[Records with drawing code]
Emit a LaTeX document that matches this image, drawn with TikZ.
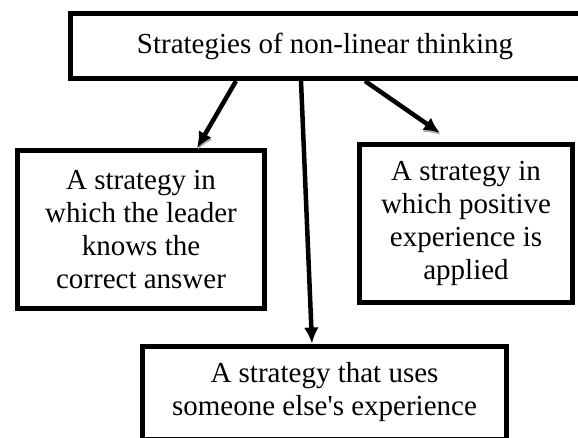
\documentclass[tikz,border=0pt]{standalone}
\usepackage{fontspec}
\setmainfont{Liberation Serif}[Ligatures=TeXOff]
\usetikzlibrary{arrows.meta}
\tikzset{
	box/.style={draw, line width=5pt, rectangle, align=center, inner sep=0pt, font=\fontsize{29pt}{33pt}\selectfont},
	arr/.style={line width=4.5pt, -{Latex[length=16pt,width=15pt]}},
	shade/.style={preaction={draw=gray!65, transform canvas={shift={(0.5pt,-2pt)}}}}
}
\begin{document}
\begin{tikzpicture}[x=1pt, y=-1pt]
	\useasboundingbox (0,0) rectangle (578,437);
	\clip (0,0) rectangle (578,437);
	\node [box, minimum width=510pt, minimum height=65pt] (top) at (325,46) {Strategies of non-linear thinking};
	\node [box, minimum width=247pt, minimum height=158pt] (leader) at (141,229.5) {A strategy in\\which the leader\\knows the\\correct answer};
	\node [box, minimum width=213pt, minimum height=158pt] (positive) at (466,223.5) {A strategy in\\which positive\\experience is\\applied};
	\node [box, minimum width=364pt, minimum height=93pt] (else) at (324.5,392.5) {A strategy that uses\\someone else's experience};
	\draw [arr, shade] ([xshift=-89pt]top.south) -- ([xshift=56pt]leader.north);
	\draw [arr] ([xshift=-24pt]top.south) -- ([xshift=-12.5pt]else.north);
	\draw [arr, shade] ([xshift=40pt]top.south) -- ([xshift=-26pt,yshift=9pt]positive.north);
\end{tikzpicture}
\end{document}
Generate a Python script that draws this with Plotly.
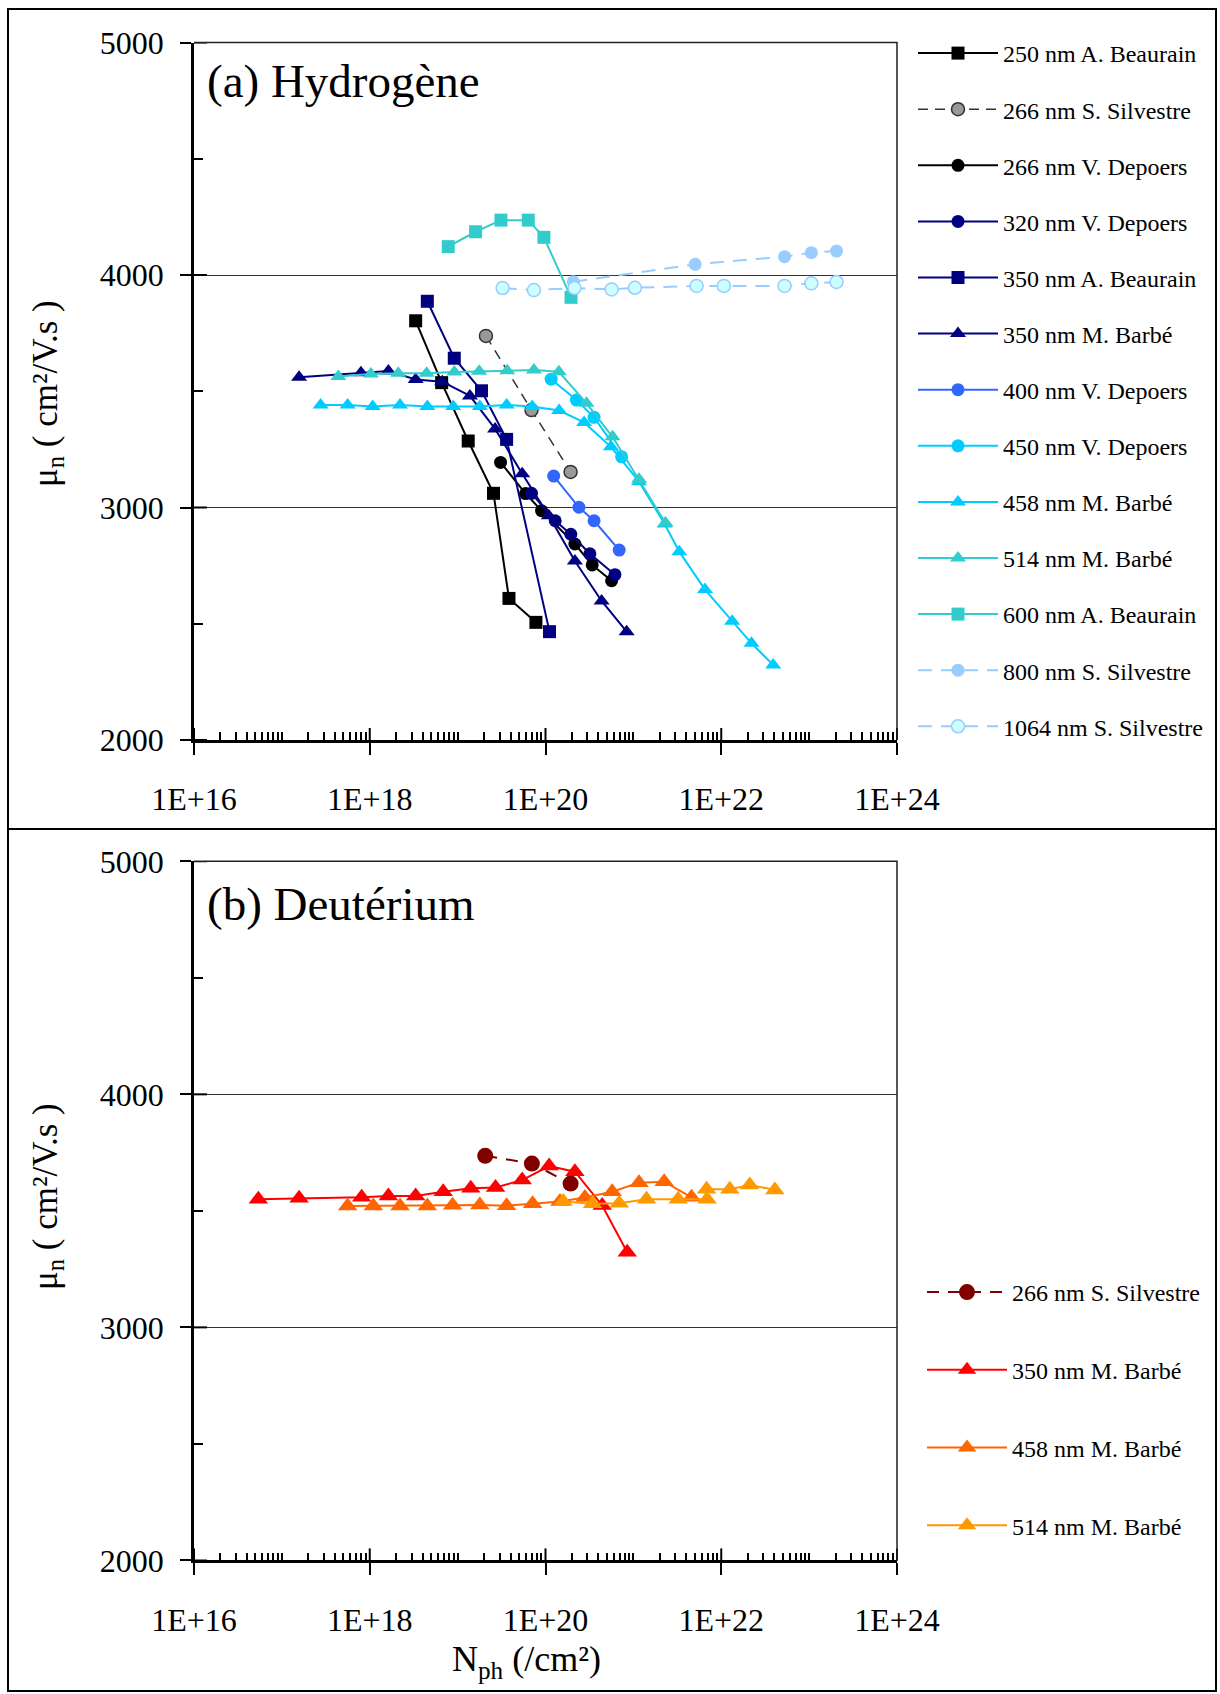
import plotly.graph_objects as go

# ---------------- data: photon fluence N_ph (/cm2) vs electron mobility (cm2/V.s) -------------
# (a) Hydrogène
h_250_beaurain_x = [3.33e18, 6.58e18, 1.32e19, 2.56e19, 3.84e19, 7.78e19]
h_250_beaurain_y = [3803, 3537, 3286, 3061, 2609, 2506]

h_266_silvestre_x = [2.10e19, 6.93e19, 1.93e20]
h_266_silvestre_y = [3738, 3419, 3153]

h_266_depoers_x = [3.08e19, 5.93e19, 9.02e19, 2.16e20, 3.40e20, 5.65e20]
h_266_depoers_y = [3194, 3060, 2986, 2843, 2753, 2685]

h_320_depoers_x = [6.93e19, 1.29e20, 1.94e20, 3.20e20, 6.17e20]
h_320_depoers_y = [3061, 2943, 2885, 2801, 2711]

h_350_beaurain_x = [4.52e18, 9.16e18, 1.87e19, 3.61e19, 1.11e20]
h_350_beaurain_y = [3887, 3642, 3502, 3293, 2466]

h_350_barbe_x = [1.57e17, 7.94e17, 1.63e18, 3.33e18, 6.68e18, 1.38e19,
                 2.67e19, 5.43e19, 1.09e20, 2.16e20, 4.35e20, 8.38e20]
h_350_barbe_y = [3560, 3580, 3587, 3551, 3541, 3480, 3338, 3145, 2965, 2770, 2598, 2466]

h_400_depoers_x = [1.24e20, 2.40e20, 3.57e20, 6.90e20]
h_400_depoers_y = [3135, 3001, 2943, 2817]

h_450_depoers_x = [1.16e20, 2.25e20, 3.57e20, 7.35e20]
h_450_depoers_y = [3552, 3462, 3388, 3218]

h_458_barbe_x = [2.76e17, 5.60e17, 1.08e18, 2.21e18, 4.52e18, 8.91e18, 1.79e19, 3.61e19,
                 7.06e19, 1.43e20, 2.75e20, 5.55e20, 1.16e21, 2.27e21, 3.33e21, 6.53e21,
                 1.33e22, 2.21e22, 3.90e22]
h_458_barbe_y = [3441, 3441, 3434, 3441, 3434, 3434, 3434, 3441, 3434, 3417, 3366, 3261,
                 3111, 2929, 2810, 2647, 2511, 2416, 2323]

h_514_barbe_x = [4.39e17, 1.03e18, 2.11e18, 4.44e18, 9.16e18, 1.76e19, 3.67e19, 7.38e19,
                 1.42e20, 2.93e20, 5.79e20, 1.16e21, 2.32e21]
h_514_barbe_y = [3563, 3574, 3577, 3577, 3583, 3586, 3588, 3591, 3584, 3448, 3304, 3121, 2933]

h_600_beaurain_x = [7.82e18, 1.60e19, 3.11e19, 6.37e19, 9.59e19, 1.95e20]
h_600_beaurain_y = [4122, 4186, 4236, 4236, 4162, 3904]

h_800_silvestre_x = [2.07e20, 5.05e21, 5.25e22, 1.06e23, 2.05e23]
h_800_silvestre_y = [3971, 4046, 4079, 4096, 4103]

h_1064_silvestre_x = [3.25e19, 7.38e19, 2.14e20, 5.65e20, 1.04e21, 5.24e21, 1.07e22,
                      5.25e22, 1.06e23, 2.05e23]
h_1064_silvestre_y = [3944, 3935, 3944, 3938, 3945, 3953, 3953, 3953, 3964, 3970]

# (b) Deutérium
d_266_silvestre_x = [2.06e19, 7.00e19, 1.93e20]
d_266_silvestre_y = [3736, 3703, 3617]

d_350_barbe_x = [5.40e16, 1.57e17, 8.09e17, 1.63e18, 3.33e18, 6.85e18, 1.41e19,
                 2.70e19, 5.43e19, 1.10e20, 2.16e20, 4.42e20, 8.51e20]
d_350_barbe_y = [3550, 3554, 3558, 3564, 3564, 3582, 3597, 3600, 3632, 3692, 3668, 3523, 3322]

d_458_barbe_x = [5.60e17, 1.10e18, 2.21e18, 4.52e18, 8.77e18, 1.79e19, 3.61e19,
                 7.13e19, 1.46e20, 2.81e20, 5.74e20, 1.16e21, 2.24e21, 4.59e21]
d_458_barbe_y = [3521, 3521, 3521, 3521, 3524, 3525, 3522, 3530, 3540, 3557, 3582,
                 3621, 3625, 3558]

d_514_barbe_x = [1.59e20, 3.43e20, 6.90e20, 1.41e21, 3.23e21, 6.90e21, 6.81e21,
                 1.25e22, 2.11e22, 4.07e22]
d_514_barbe_y = [3540, 3530, 3533, 3550, 3550, 3550, 3593, 3593, 3611, 3590]

# axis ticks
x_major = [1e16, 1e18, 1e20, 1e22, 1e24]
x_major_text = ["1E+16", "1E+18", "1E+20", "1E+22", "1E+24"]
y_major = [2000, 3000, 4000, 5000]
y_major_text = ["2000", "3000", "4000", "5000"]
y_minor = [2500, 3500, 4500]
x_minor = [m * 10.0 ** e for e in range(16, 24) for m in range(1, 10)
           if not (m == 1 and e % 2 == 0)]

# ---------------- page geometry (pixels) ----------------
W, H = 1220, 1694
X_LEFT, X_RIGHT = 194, 897
TOP_PLOT = (42.5, 740.0)     # pixel rows of 5000 and 2000
BOT_PLOT = (861.3, 1560.4)
FONT = "Liberation Serif"
TICK_SIZE = 32


def py(v):
    return 1 - v / H


fig = go.Figure()


def add_series(x, y, name, color, symbol, size, axis, legend, dash="solid",
               fill=None, mline=None, lw=2.0):
    fig.add_trace(go.Scatter(
        x=x, y=y, name=name, mode="lines+markers",
        xaxis=axis[0], yaxis=axis[1], legend=legend, legendgroup=name,
        line=dict(color=color, width=lw, dash=dash),
        marker=dict(symbol=symbol, size=size, color=fill or color,
                    line=dict(color=mline or (fill or color), width=1.5 if mline else 0)),
        cliponaxis=False,
    ))


TOP = ("x", "y")
BOT = ("x2", "y2")
navy = "#000080"
add_series(h_250_beaurain_x, h_250_beaurain_y, "250 nm A. Beaurain", "black", "square", 13, TOP, "legend")
add_series(h_266_silvestre_x, h_266_silvestre_y, "266 nm S. Silvestre", "#333333", "circle", 13, TOP,
           "legend", dash="10px,7px", fill="#999999", mline="#333333", lw=1.5)
add_series(h_266_depoers_x, h_266_depoers_y, "266 nm V. Depoers", "black", "circle", 13, TOP, "legend")
add_series(h_320_depoers_x, h_320_depoers_y, "320 nm V. Depoers", navy, "circle", 13, TOP, "legend")
add_series(h_350_beaurain_x, h_350_beaurain_y, "350 nm A. Beaurain", navy, "square", 13, TOP, "legend")
add_series(h_350_barbe_x, h_350_barbe_y, "350 nm M. Barbé", navy, "triangle-up", 14, TOP, "legend")
add_series(h_400_depoers_x, h_400_depoers_y, "400 nm V. Depoers", "#3366FF", "circle", 13, TOP, "legend")
add_series(h_450_depoers_x, h_450_depoers_y, "450 nm V. Depoers", "#00CCFF", "circle", 13, TOP, "legend")
add_series(h_458_barbe_x, h_458_barbe_y, "458 nm M. Barbé", "#00CCFF", "triangle-up", 14, TOP, "legend")
add_series(h_514_barbe_x, h_514_barbe_y, "514 nm M. Barbé", "#33CCCC", "triangle-up", 14, TOP, "legend")
add_series(h_600_beaurain_x, h_600_beaurain_y, "600 nm A. Beaurain", "#33CCCC", "square", 13, TOP, "legend")
add_series(h_800_silvestre_x, h_800_silvestre_y, "800 nm S. Silvestre", "#99CCFF", "circle", 13, TOP,
           "legend", dash="14px,9px")
add_series(h_1064_silvestre_x, h_1064_silvestre_y, "1064 nm S. Silvestre", "#99CCFF", "circle", 13, TOP,
           "legend", dash="14px,9px", fill="#CCFFFF", mline="#99CCFF")

add_series(d_266_silvestre_x, d_266_silvestre_y, "266 nm S. Silvestre", "#800000", "circle", 16, BOT,
           "legend2", dash="12px,9px")
add_series(d_350_barbe_x, d_350_barbe_y, "350 nm M. Barbé", "#FF0000", "triangle-up", 17, BOT, "legend2")
add_series(d_458_barbe_x, d_458_barbe_y, "458 nm M. Barbé", "#FF6600", "triangle-up", 17, BOT, "legend2")
add_series(d_514_barbe_x, d_514_barbe_y, "514 nm M. Barbé", "#FF9900", "triangle-up", 17, BOT, "legend2")

# ---------------- axes ----------------
x_dom = [X_LEFT / W, X_RIGHT / W]


def xaxis_cfg(anchor):
    return dict(
        type="log", range=[16, 24], domain=x_dom, anchor=anchor, automargin=False,
        tickmode="array", tickvals=x_major, ticktext=x_major_text,
        ticks="outside", ticklen=12, tickwidth=2, tickcolor="black",
        showline=True, linewidth=2.5, linecolor="black", mirror=False,
        showgrid=False, zeroline=False, ticklabelstandoff=17,
        tickfont=dict(family=FONT, size=TICK_SIZE, color="black"),
        minor=dict(tickmode="array", tickvals=x_minor, ticks="inside", ticklen=8,
                   tickwidth=1.5, tickcolor="black", showgrid=False),
    )


def yaxis_cfg(anchor, top_bot):
    return dict(
        range=[2000, 5000], domain=[py(top_bot[1]), py(top_bot[0])], anchor=anchor,
        automargin=False,
        tickmode="array", tickvals=y_major, ticktext=y_major_text,
        ticks="outside", ticklen=11, tickwidth=2, tickcolor="black",
        showline=True, linewidth=2.5, linecolor="black",
        showgrid=True, gridcolor="#333333", gridwidth=1, zeroline=False,
        ticklabelstandoff=10,
        tickfont=dict(family=FONT, size=TICK_SIZE, color="black"),
        minor=dict(tickmode="array", tickvals=y_minor, ticks="inside", ticklen=9,
                   tickwidth=2, tickcolor="black", showgrid=False),
    )


fig.update_layout(
    template="none",
    width=W, height=H, margin=dict(l=0, r=0, t=0, b=0, pad=0, autoexpand=False),
    paper_bgcolor="white", plot_bgcolor="white",
    font=dict(family=FONT, color="black"),
    xaxis=xaxis_cfg("y"), yaxis=yaxis_cfg("x", TOP_PLOT),
    xaxis2=xaxis_cfg("y2"), yaxis2=yaxis_cfg("x2", BOT_PLOT),
    legend=dict(x=913 / W, y=py(31), xanchor="left", yanchor="top",
                font=dict(family=FONT, size=24, color="black"),
                tracegroupgap=21.9, itemwidth=80, bgcolor="rgba(0,0,0,0)", borderwidth=0),
    legend2=dict(x=922 / W, y=py(1270), xanchor="left", yanchor="top",
                 font=dict(family=FONT, size=24, color="black"),
                 tracegroupgap=43.5, itemwidth=80, bgcolor="rgba(0,0,0,0)", borderwidth=0),
)

shapes = []
for xr, yr in (("x", "y"), ("x2", "y2")):
    # inner half of the crossing major ticks
    for k in range(len(x_major)):
        f = k / (len(x_major) - 1)
        shapes.append(dict(type="line", xref=xr + " domain", yref=yr + " domain",
                           x0=f, x1=f, ysizemode="pixel", yanchor=0, y0=0, y1=12,
                           line=dict(color="black", width=2)))
    for v in y_major:
        shapes.append(dict(type="line", xref=xr + " domain", yref=yr,
                           xsizemode="pixel", xanchor=0, x0=0, x1=13, y0=v, y1=v,
                           line=dict(color="black", width=2)))
    # thin top and right frame of the plot area
    shapes.append(dict(type="path", xref=xr + " domain", yref=yr + " domain",
                       path="M 0 1 L 1 1 L 1 0", line=dict(color="#222222", width=1.5)))

# outer page frame and divider between the two panels
shapes.append(dict(type="rect", xref="paper", yref="paper", x0=8 / W, x1=1216 / W,
                   y0=py(1691), y1=py(9), line=dict(color="black", width=2)))
shapes.append(dict(type="line", xref="paper", yref="paper", x0=8 / W, x1=1216 / W,
                   y0=py(829), y1=py(829), line=dict(color="black", width=2)))
fig.update_layout(shapes=shapes)

annotations = [
    dict(text="(a) Hydrogène", x=205 / W, y=py(81), xanchor="left", yanchor="middle",
         font=dict(family=FONT, size=47, color="black")),
    dict(text="(b) Deutérium", x=205 / W, y=py(904), xanchor="left", yanchor="middle",
         font=dict(family=FONT, size=47, color="black")),
    dict(text="μ<sub>n</sub> ( cm²/V.s )", x=47 / W, y=py(394), textangle=-90,
         xanchor="center", yanchor="middle", font=dict(family=FONT, size=35, color="black")),
    dict(text="μ<sub>n</sub> ( cm²/V.s )", x=47 / W, y=py(1197), textangle=-90,
         xanchor="center", yanchor="middle", font=dict(family=FONT, size=35, color="black")),
    dict(text="N<sub>ph</sub> (/cm²)", x=526 / W, y=py(1661), xanchor="center",
         yanchor="middle", font=dict(family=FONT, size=36, color="black")),
]
for a in annotations:
    a.update(xref="paper", yref="paper", showarrow=False)
fig.update_layout(annotations=annotations)

fig.write_html("out.html")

▶ [Work required] Set down exactly the lines above, from the line containing "Generate a Python" through the line containing "h_250_beaurain_y = [3803, 3537, 3286, 3061, 2609, 2506]". Skip the pictures.

▶ [Response for this exercise]
Generate a Python script that draws this with Plotly.
import plotly.graph_objects as go

# ---------------- data: photon fluence N_ph (/cm2) vs electron mobility (cm2/V.s) -------------
# (a) Hydrogène
h_250_beaurain_x = [3.33e18, 6.58e18, 1.32e19, 2.56e19, 3.84e19, 7.78e19]
h_250_beaurain_y = [3803, 3537, 3286, 3061, 2609, 2506]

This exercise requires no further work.